In the roughly 190 countries that make up the world, about 1,160 people have served as heads of state or government since 1970. About 30 of them have been ruling monarchs, who are not required nor expected to leave office, another 85 or so have died in office, 115 have been deposed by military action; and 190 are still in power.
This means that, over the last five decades, at least 700 political leaders at the pinnacle of their careers have faced the decision of whether to leave office and, if so, how to fill their time afterward.
President Uhuru Kenyatta now finds himself the same situation. With the election only 15 months away, the president must decide if he wants a say in his successor or whether he wants to sustain himself, secure his legacy and ensure a smooth political transition by retiring silently next year.
There's no disputing that the president has hinted that he'll have a say in who succeeds him on several occasions. While our constitution grants him the right of association like any other Kenyan, history may not forgive him if he is successful in achieving his goal. Well, this may seem partial, unfair, a distortion: History always is.

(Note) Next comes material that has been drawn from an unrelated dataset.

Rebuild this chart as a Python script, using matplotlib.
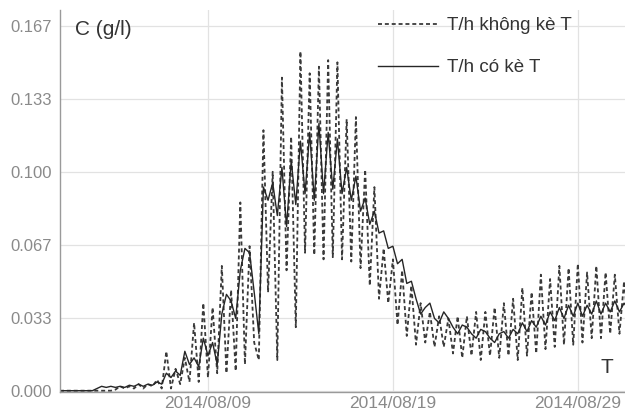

Although he ran eight years ago on a plan that touted far-flung initiatives, history may not be interested in all of that, nor in his administration's confusion over many policy areas, nor in the galling flaws and shenanigans that have pushed his administration from authority to ridicule to pity and half way back again in the second term, but will be indifferent to all that he didn’t do, including the refusal to face up to the dimensions of a public debt problem and prescribe a credible remedy.
He, therefore, has a shot at a reputational redemption by refraining from interfering in the elections. Even if history is kind to incumbent presidents, the way in which they leave office has the potential to undo them.
How leaders comport themselves when their number is up can set the tone for their future memorialisation.